Question

The gravitational field in a region is given by $\overline{E}=\left(10N/kg\right)(\overline{i}+\overline{j})$. The work done by an external agent to slowly shift a particle of mass 2 kg from the point (0,0) to a point (5 m, 4 m) is..

• A. 60J
• B. 180J
• C. 100J
• D. ZERO

Answer 1

The correct option is B

180J

As the particle is slowly shifted, its kinetic energy remains zero. The total work done on the particle is thus zero. The work done by the external agent should be negative of the work done by the gravitational field. The work done by the field is

${\int }_i^f\overline{F}\overline{dr}$

consider figure.Suppose the particle is taken from O to A and then from A to B.The force particle is

$\overline{F}=m\overline{E}=\left(2kg\right)\left(10N/kg\right)(\overline{i}+\overline{j})=\left(20N\right)(\overline{i}+\overline{j})$.

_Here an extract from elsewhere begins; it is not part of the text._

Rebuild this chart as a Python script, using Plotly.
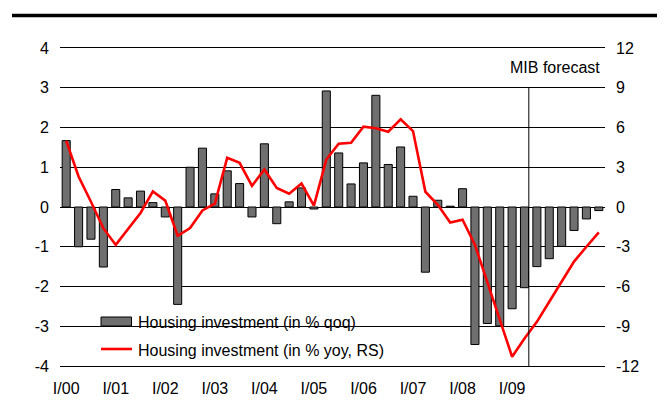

The work done by the field during the displacement OA is

$W_1={\int }_0^{5m}{F}_{x}dx$

= ${\int }_0^{5m}\left(20N\right)dx=20N\times 5m=100J$

Similarly, the work done in displacement AB is

$W_1={\int }_0^{4m}{F}_{y}dy={\int }_0^{4m}\left(20N\right)dy$

= (20N)(4m) = 80J.

Thus, the total work done by the field, as the particle is shifted from O to B, is 180J.

The work done by the external agent is -180 J.

Note that the work is independent of the path so that we can choose any path conveninent from O to B.